Dalsza część artykułu pod materiałem wideo
Z informacji Radia Poznań wynika, że sąsiedzi rodziny są zszokowani zbrodnią. Nikt nie słyszał ani nie widział nic podejrzanego. W ich ocenie nic nie wskazywało na to, że w domu działo się coś złego.
Mieszkanka Stęszewa: Wszyscy ich znali, ale nikt nie wiedział, co u nich
Rozmawiamy z pracownicą sklepu Lewiatan. - To była taka rodzina, którą u nas tu w okolicy wszyscy znali, ale nikt nie wiedział, co tam u nich się dzieje. Nie było ich widać za bardzo na mieście, ani też gości nie przyjmowali. Nie byliśmy nachalni, żeby dopytywać, bo wiadomo, każdy ma swoje problemy - słyszymy.
- Nie spodziewaliśmy się jednak takiej tragedii - dodaje nasza rozmówczyni. Dowiadujemy się także, że w drugim z lokalnych sklepów pracuje pani Kasia, która chodziła do klasy wraz z 29-latkiem (imię zmienione na jej prośbę - przyp.red).

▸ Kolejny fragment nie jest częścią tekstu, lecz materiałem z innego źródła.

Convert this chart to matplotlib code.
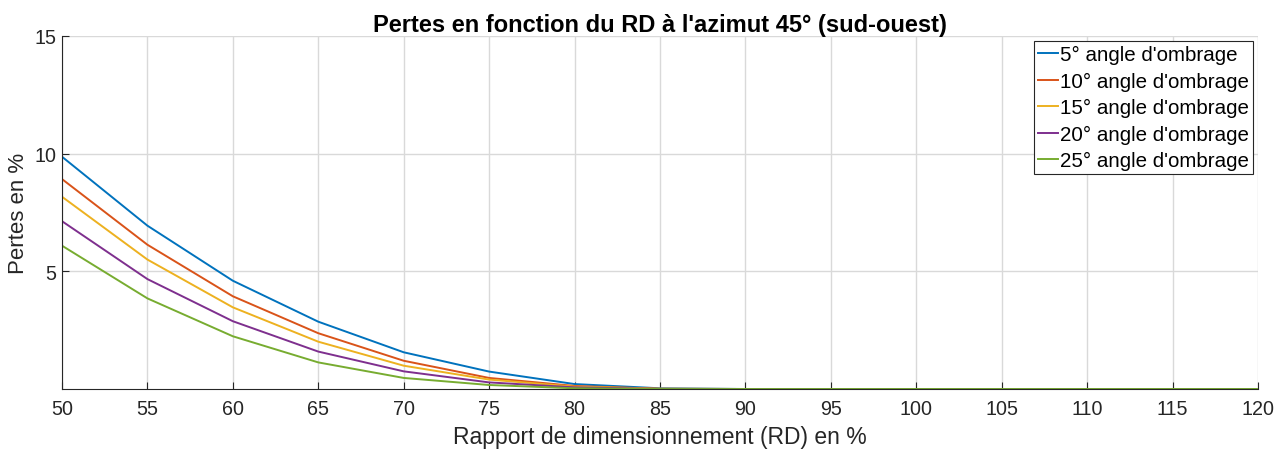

- Bartek zawsze był skryty i cichy. To była raczej skromna rodzina, ale nie słyszałam, żeby była tam u niego w domu jakaś agresja. Był zamkniętym w sobie chłopakiem, który zachowywał się normalnie. Chyba się pogubił. Ostatnio wpadł w nieodpowiednie towarzystwo - mówi nam Kasia. Jak dodaje, Bartosz W. pracował razem ze swoim ojcem.